Embora, eu não tenha a solução definitiva para esse medo, ao menos eu encontrei uma forma de abrandá-lo em meu coração. Isso aconteceu a partir do momento em que desenvolvi estratégias para como seria a vida de Gabriela se eu morresse. Esse processo foi dolorido, pois eu tive que imaginar como seria minha morte durante a infância dependente e durante uma vida adulta dependente. Ou seja, tive que imaginar os piores cenários, para conseguir traçar planos para que minha pequena nunca fique desassistida. Também foi dolorido porque tive que falar claramente com as pessoas sobre o que deve ser feito caso eu morra (definitivamente não é a conversa mais divertida).
Claro que nenhum desses planos é perfeito, mas ao menos eles dão uma sensação de segurança. É evidente que se trata de um falso controle sobre tudo até mesmo depois de não estarmos mais aqui. Mas para mim, pelo menos, foi válido, pois me senti mais segura que, na minha ausência, Gabriela terá um amparo que eu mesma preparei para ela.
Quando amamos, naturalmente abrimos mão de tantos alvedrios pelo bem de quem amamos. Mas não podemos nos perder em nós mesmos a ponto de esquecer que sempre teremos a liberdade e a imposição de sermos apenas seres humanos.

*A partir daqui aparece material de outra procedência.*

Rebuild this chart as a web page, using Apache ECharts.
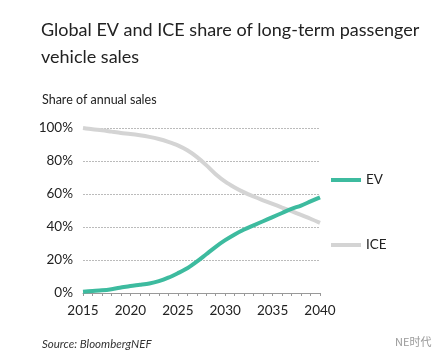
<!DOCTYPE html>
<html>
<head>
<meta charset="utf-8">
<script src="https://cdn.jsdelivr.net/npm/echarts@6/dist/echarts.min.js"></script>
<style>
  html, body { margin: 0; padding: 0; background: #fff; }
  #chart { width: 440px; height: 353px; }
</style>
</head>
<body>
<div id="chart"></div>
<script>
// años y cuotas (%)
const years = [2015, 2016, 2017, 2018, 2019, 2020, 2021, 2022, 2023, 2024, 2025, 2026, 2027,
  2028, 2029, 2030, 2031, 2032, 2033, 2034, 2035, 2036, 2037, 2038, 2039, 2040];
const evShare = [0.8, 1.2, 1.6, 2.3, 3.3, 4.3, 5.0, 5.8, 7.2, 9.3, 12, 15, 19,
  23.5, 28, 32, 35.5, 38.5, 41, 43.5, 46, 48.5, 51, 53, 55.5, 58];
const iceShare = [100, 99.2, 98.6, 97.8, 97, 96.4, 95.6, 94.6, 93.3, 91.6, 89.5, 86.5, 82.5,
  77.5, 72, 67.5, 64, 61, 58.5, 56.2, 54, 51.8, 49.6, 47.3, 45, 42.5];
const yTicks = [0, 20, 40, 60, 80, 100];

const colorEV = '#3dbb9f';
const colorICE = '#d4d4d4';
const fuente = "Lato, 'Noto Sans', sans-serif";

const chart = echarts.init(document.getElementById('chart'));

const option = {
  animation: false,
  textStyle: { fontFamily: fuente },
  title: [
    {
      text: 'Global EV and ICE share of long-term passenger\nvehicle sales',
      left: 36, top: 12,
      textStyle: { fontSize: 18, fontWeight: 'normal', color: '#222', lineHeight: 27, fontFamily: fuente }
    },
    {
      text: 'Share of annual sales',
      left: 37, top: 88,
      textStyle: { fontSize: 12.5, fontWeight: 'normal', color: '#222', fontFamily: fuente }
    },
    {
      text: 'Source: BloombergNEF',
      left: 37, top: 333,
      textStyle: { fontSize: 11.5, fontWeight: 'normal', fontStyle: 'italic', color: '#333', fontFamily: fuente }
    },
    {
      text: 'NE时代',
      left: 390, top: 331,
      textStyle: { fontSize: 11, fontWeight: 'normal', color: '#999', fontFamily: "'Noto Sans CJK SC', sans-serif" }
    }
  ],
  legend: [
    {
      data: ['EV'], left: 326, top: 168, icon: 'rect', itemWidth: 30, itemHeight: 4, itemGap: 0,
      textStyle: { fontSize: 13.5, color: '#222' }
    },
    {
      data: ['ICE'], left: 326, top: 233, icon: 'rect', itemWidth: 30, itemHeight: 4, itemGap: 0,
      textStyle: { fontSize: 13.5, color: '#222' }
    }
  ],
  grid: { left: 83, right: 120, top: 128, bottom: 60 },
  xAxis: {
    type: 'value', min: 2015, max: 2040, interval: 5,
    axisLine: { lineStyle: { color: '#999', width: 1 } },
    axisTick: { show: true, length: 3, lineStyle: { color: '#999' } },
    minorTick: { show: true, splitNumber: 5, length: 3, lineStyle: { color: '#999' } },
    splitLine: { show: false },
    axisLabel: { fontSize: 13.5, color: '#222', margin: 11, formatter: v => String(v) }
  },
  yAxis: {
    type: 'value', min: 0, max: 100, interval: 20,
    axisLine: { show: false },
    axisTick: { show: false },
    splitLine: { show: true, lineStyle: { color: '#bbb', type: [2, 1], width: 1 } },
    axisLabel: {
      fontSize: 13.5, color: '#222', margin: 10,
      formatter: v => yTicks.includes(v) ? v + '%' : ''
    }
  },
  series: [
    {
      name: 'EV', type: 'line', showSymbol: false, smooth: 0.3,
      lineStyle: { color: colorEV, width: 4 }, itemStyle: { color: colorEV },
      data: years.map((y, i) => [y, evShare[i]]), z: 3
    },
    {
      name: 'ICE', type: 'line', showSymbol: false, smooth: 0.3,
      lineStyle: { color: colorICE, width: 4 }, itemStyle: { color: colorICE },
      data: years.map((y, i) => [y, iceShare[i]]), z: 2
    }
  ]
};

chart.setOption(option);
</script>
</body>
</html>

Não há perfeição ou eternidade no que é feito de carne. A parte mais difícil de ser mãe ou pai de um filho autista é lidar com nossas limitações e mortalidade, encarando constantemente nossa humanidade, enquanto tudo que queríamos é ser algo perto de ser tudo, simplesmente para atender e servir àquele infinito que singelamente chamamos de “meu filho”.